Job: Write out the full listing exactly as given, minus the images.

───── Recorded data

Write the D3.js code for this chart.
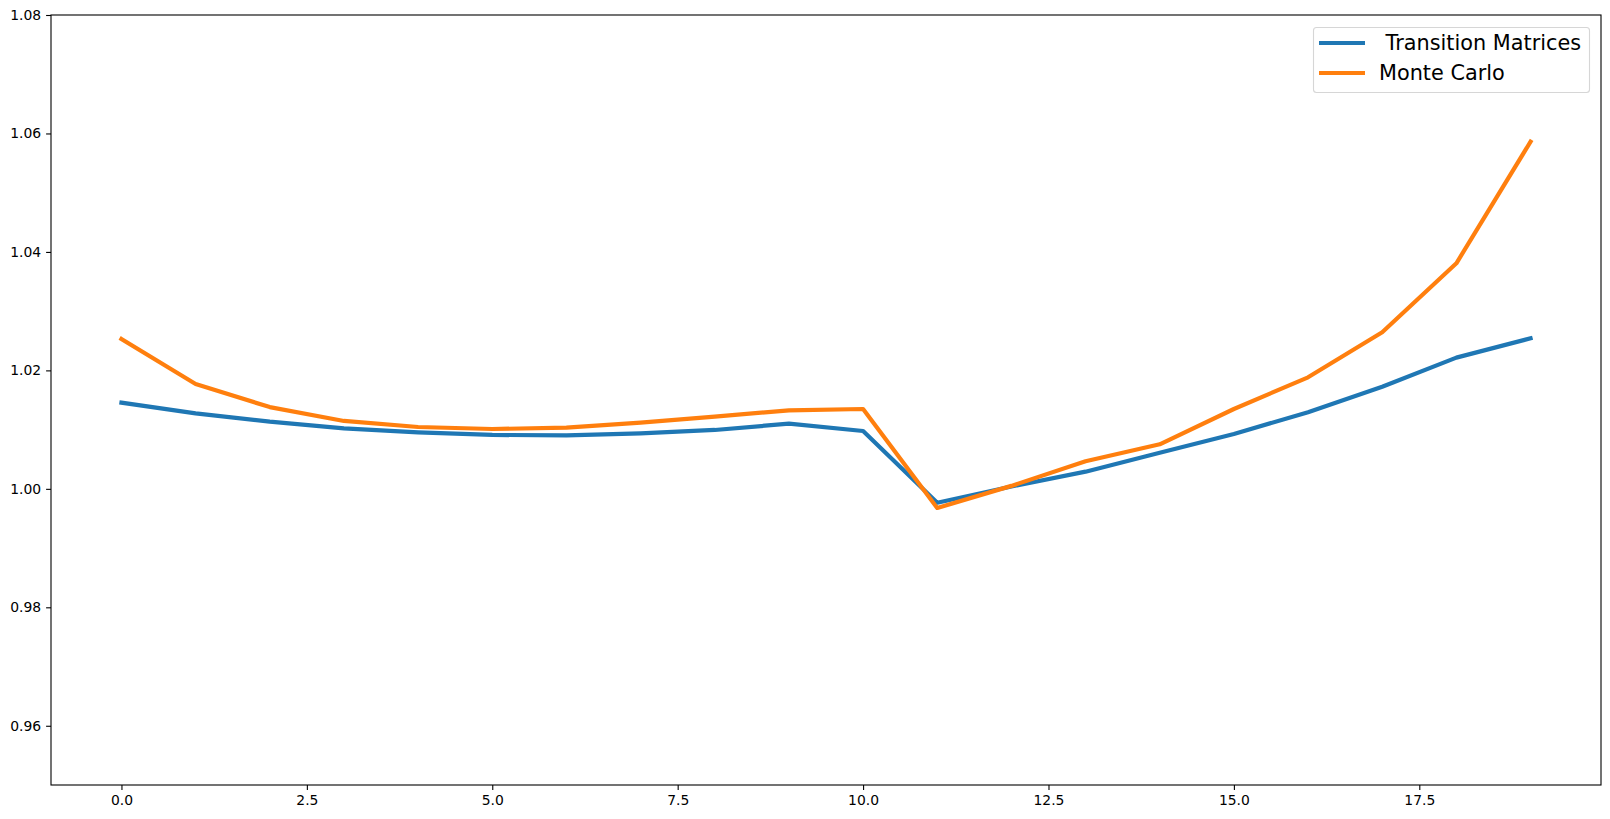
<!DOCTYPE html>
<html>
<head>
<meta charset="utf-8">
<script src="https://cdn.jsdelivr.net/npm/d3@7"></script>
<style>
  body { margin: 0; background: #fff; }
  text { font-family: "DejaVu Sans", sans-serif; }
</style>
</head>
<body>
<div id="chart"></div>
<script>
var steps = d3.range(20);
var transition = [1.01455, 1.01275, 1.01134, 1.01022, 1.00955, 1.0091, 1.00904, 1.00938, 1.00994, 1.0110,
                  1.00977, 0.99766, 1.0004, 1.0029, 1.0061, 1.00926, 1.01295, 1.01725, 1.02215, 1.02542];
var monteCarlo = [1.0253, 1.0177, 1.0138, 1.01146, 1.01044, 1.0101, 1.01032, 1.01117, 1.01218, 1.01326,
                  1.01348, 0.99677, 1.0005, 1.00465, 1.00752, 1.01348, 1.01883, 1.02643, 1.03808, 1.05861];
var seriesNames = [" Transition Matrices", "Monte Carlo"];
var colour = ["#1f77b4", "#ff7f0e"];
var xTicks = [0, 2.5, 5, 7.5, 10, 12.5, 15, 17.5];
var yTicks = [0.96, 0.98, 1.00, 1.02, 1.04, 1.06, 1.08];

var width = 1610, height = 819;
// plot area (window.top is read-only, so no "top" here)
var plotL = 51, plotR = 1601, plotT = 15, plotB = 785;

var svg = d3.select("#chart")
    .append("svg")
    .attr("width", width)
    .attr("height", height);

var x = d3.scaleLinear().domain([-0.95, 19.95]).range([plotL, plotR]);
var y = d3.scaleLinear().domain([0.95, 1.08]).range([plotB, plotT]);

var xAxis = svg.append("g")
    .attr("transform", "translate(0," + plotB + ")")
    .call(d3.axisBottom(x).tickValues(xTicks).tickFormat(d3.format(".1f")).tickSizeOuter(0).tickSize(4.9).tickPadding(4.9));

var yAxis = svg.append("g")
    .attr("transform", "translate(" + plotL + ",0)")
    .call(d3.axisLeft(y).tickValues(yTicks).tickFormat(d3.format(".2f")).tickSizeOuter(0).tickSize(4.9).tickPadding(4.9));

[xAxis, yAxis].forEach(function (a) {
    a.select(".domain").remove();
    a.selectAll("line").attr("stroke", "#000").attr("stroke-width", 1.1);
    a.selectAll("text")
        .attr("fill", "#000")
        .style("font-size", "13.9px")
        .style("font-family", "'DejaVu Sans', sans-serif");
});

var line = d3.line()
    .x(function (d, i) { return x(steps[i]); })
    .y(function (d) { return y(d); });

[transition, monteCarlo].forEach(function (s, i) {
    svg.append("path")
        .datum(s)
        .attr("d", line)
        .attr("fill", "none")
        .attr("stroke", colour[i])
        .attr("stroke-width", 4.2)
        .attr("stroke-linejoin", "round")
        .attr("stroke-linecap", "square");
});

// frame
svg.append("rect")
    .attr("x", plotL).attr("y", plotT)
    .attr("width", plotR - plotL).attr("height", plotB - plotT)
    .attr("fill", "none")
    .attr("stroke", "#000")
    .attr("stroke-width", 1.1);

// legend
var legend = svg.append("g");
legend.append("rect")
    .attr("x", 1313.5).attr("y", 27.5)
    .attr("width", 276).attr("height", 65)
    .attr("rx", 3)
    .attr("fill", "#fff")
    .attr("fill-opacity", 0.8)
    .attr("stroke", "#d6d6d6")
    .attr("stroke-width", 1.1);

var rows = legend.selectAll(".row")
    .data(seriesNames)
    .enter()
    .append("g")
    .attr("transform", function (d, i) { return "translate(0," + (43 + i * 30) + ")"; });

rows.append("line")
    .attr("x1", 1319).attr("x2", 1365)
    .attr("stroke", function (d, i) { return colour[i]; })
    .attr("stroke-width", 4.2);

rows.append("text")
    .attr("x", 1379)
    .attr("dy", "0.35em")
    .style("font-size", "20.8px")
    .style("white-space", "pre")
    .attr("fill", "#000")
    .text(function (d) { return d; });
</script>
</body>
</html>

──────────

Response:
Write the D3.js code for this chart.
<!DOCTYPE html>
<html>
<head>
<meta charset="utf-8">
<script src="https://cdn.jsdelivr.net/npm/d3@7"></script>
<style>
  body { margin: 0; background: #fff; }
  text { font-family: "DejaVu Sans", sans-serif; }
</style>
</head>
<body>
<div id="chart"></div>
<script>
var steps = d3.range(20);
var transition = [1.01455, 1.01275, 1.01134, 1.01022, 1.00955, 1.0091, 1.00904, 1.00938, 1.00994, 1.0110,
                  1.00977, 0.99766, 1.0004, 1.0029, 1.0061, 1.00926, 1.01295, 1.01725, 1.02215, 1.02542];
var monteCarlo = [1.0253, 1.0177, 1.0138, 1.01146, 1.01044, 1.0101, 1.01032, 1.01117, 1.01218, 1.01326,
                  1.01348, 0.99677, 1.0005, 1.00465, 1.00752, 1.01348, 1.01883, 1.02643, 1.03808, 1.05861];
var seriesNames = [" Transition Matrices", "Monte Carlo"];
var colour = ["#1f77b4", "#ff7f0e"];
var xTicks = [0, 2.5, 5, 7.5, 10, 12.5, 15, 17.5];
var yTicks = [0.96, 0.98, 1.00, 1.02, 1.04, 1.06, 1.08];

var width = 1610, height = 819;
// plot area (window.top is read-only, so no "top" here)
var plotL = 51, plotR = 1601, plotT = 15, plotB = 785;

var svg = d3.select("#chart")
    .append("svg")
    .attr("width", width)
    .attr("height", height);

var x = d3.scaleLinear().domain([-0.95, 19.95]).range([plotL, plotR]);
var y = d3.scaleLinear().domain([0.95, 1.08]).range([plotB, plotT]);

var xAxis = svg.append("g")
    .attr("transform", "translate(0," + plotB + ")")
    .call(d3.axisBottom(x).tickValues(xTicks).tickFormat(d3.format(".1f")).tickSizeOuter(0).tickSize(4.9).tickPadding(4.9));

var yAxis = svg.append("g")
    .attr("transform", "translate(" + plotL + ",0)")
    .call(d3.axisLeft(y).tickValues(yTicks).tickFormat(d3.format(".2f")).tickSizeOuter(0).tickSize(4.9).tickPadding(4.9));

[xAxis, yAxis].forEach(function (a) {
    a.select(".domain").remove();
    a.selectAll("line").attr("stroke", "#000").attr("stroke-width", 1.1);
    a.selectAll("text")
        .attr("fill", "#000")
        .style("font-size", "13.9px")
        .style("font-family", "'DejaVu Sans', sans-serif");
});

var line = d3.line()
    .x(function (d, i) { return x(steps[i]); })
    .y(function (d) { return y(d); });

[transition, monteCarlo].forEach(function (s, i) {
    svg.append("path")
        .datum(s)
        .attr("d", line)
        .attr("fill", "none")
        .attr("stroke", colour[i])
        .attr("stroke-width", 4.2)
        .attr("stroke-linejoin", "round")
        .attr("stroke-linecap", "square");
});

// frame
svg.append("rect")
    .attr("x", plotL).attr("y", plotT)
    .attr("width", plotR - plotL).attr("height", plotB - plotT)
    .attr("fill", "none")
    .attr("stroke", "#000")
    .attr("stroke-width", 1.1);

// legend
var legend = svg.append("g");
legend.append("rect")
    .attr("x", 1313.5).attr("y", 27.5)
    .attr("width", 276).attr("height", 65)
    .attr("rx", 3)
    .attr("fill", "#fff")
    .attr("fill-opacity", 0.8)
    .attr("stroke", "#d6d6d6")
    .attr("stroke-width", 1.1);

var rows = legend.selectAll(".row")
    .data(seriesNames)
    .enter()
    .append("g")
    .attr("transform", function (d, i) { return "translate(0," + (43 + i * 30) + ")"; });

rows.append("line")
    .attr("x1", 1319).attr("x2", 1365)
    .attr("stroke", function (d, i) { return colour[i]; })
    .attr("stroke-width", 4.2);

rows.append("text")
    .attr("x", 1379)
    .attr("dy", "0.35em")
    .style("font-size", "20.8px")
    .style("white-space", "pre")
    .attr("fill", "#000")
    .text(function (d) { return d; });
</script>
</body>
</html>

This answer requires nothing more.